9. Thread-group size is compile time constant in DirectCompute. In OpenCL and CUDA, you can delay specifying the group size until dispatch and can dispatch it with a different group size in every invocation. Even OpenGL compute shaders are getting this ability with a new extension (GL_arb_compute_variable_group_size).

10. Documentation is not that great. I guess I am used to downloading OpenCL specs directly and reading them while MSDN is a bit harder to navigate. For example, Direct3D 11.2 docs are essentially diffs over D3D 11.1 which makes it hard to get the complete up-to-date picture in one place. Vendor documentation is also woefully inadequate on many DirectCompute related things. For example, just trying to find out which GPUs from any vendor supports all double-precision instructions and which doesn’t is hard. Vendors also don’t seem to bother providing detailed optimization guides for DirectCompute.

My experience is limited however, and it is likely I have gotten some things wrong. If you have any corrections to offer, please let me know 🙂

Overall I feel that if your app is not already using Direct3D, you probably should not use DirectCompute.

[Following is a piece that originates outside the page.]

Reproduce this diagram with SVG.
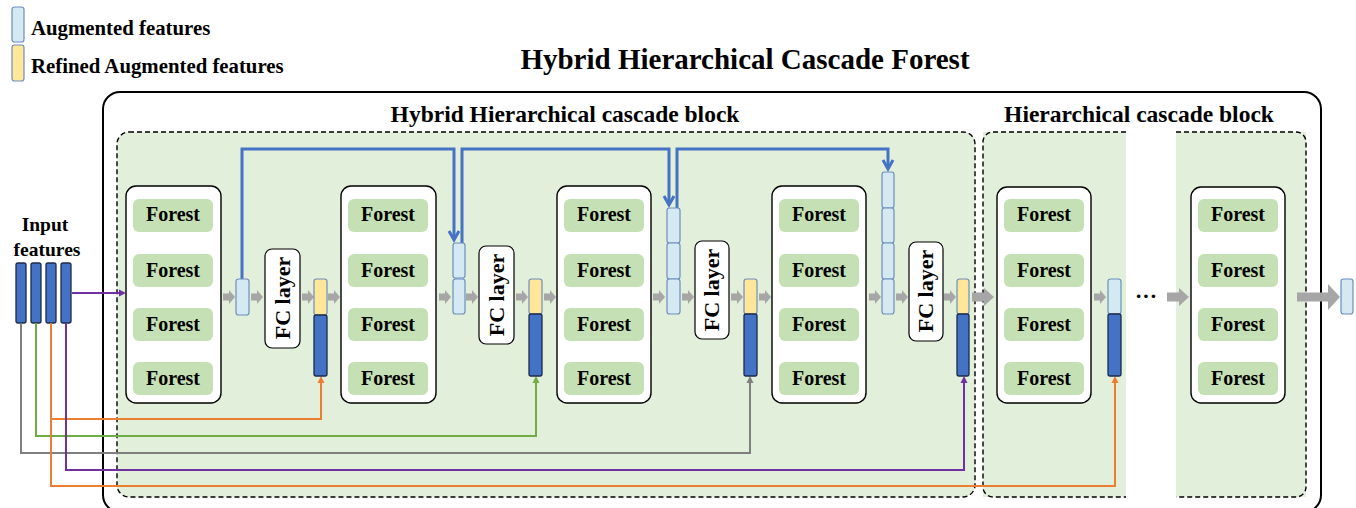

You are probably better off choosing OpenCL for many compute scenarios. OpenCL has some technical advantages over DirectCompute as outlined above, is a more future-proof and platform-independent path and has much better documentation and tooling support today than DirectCompute for pure compute scenarios. Alternately, if you want to stick to Microsoft stack, then you are probably better off choosing C++ AMP over DirectCompute.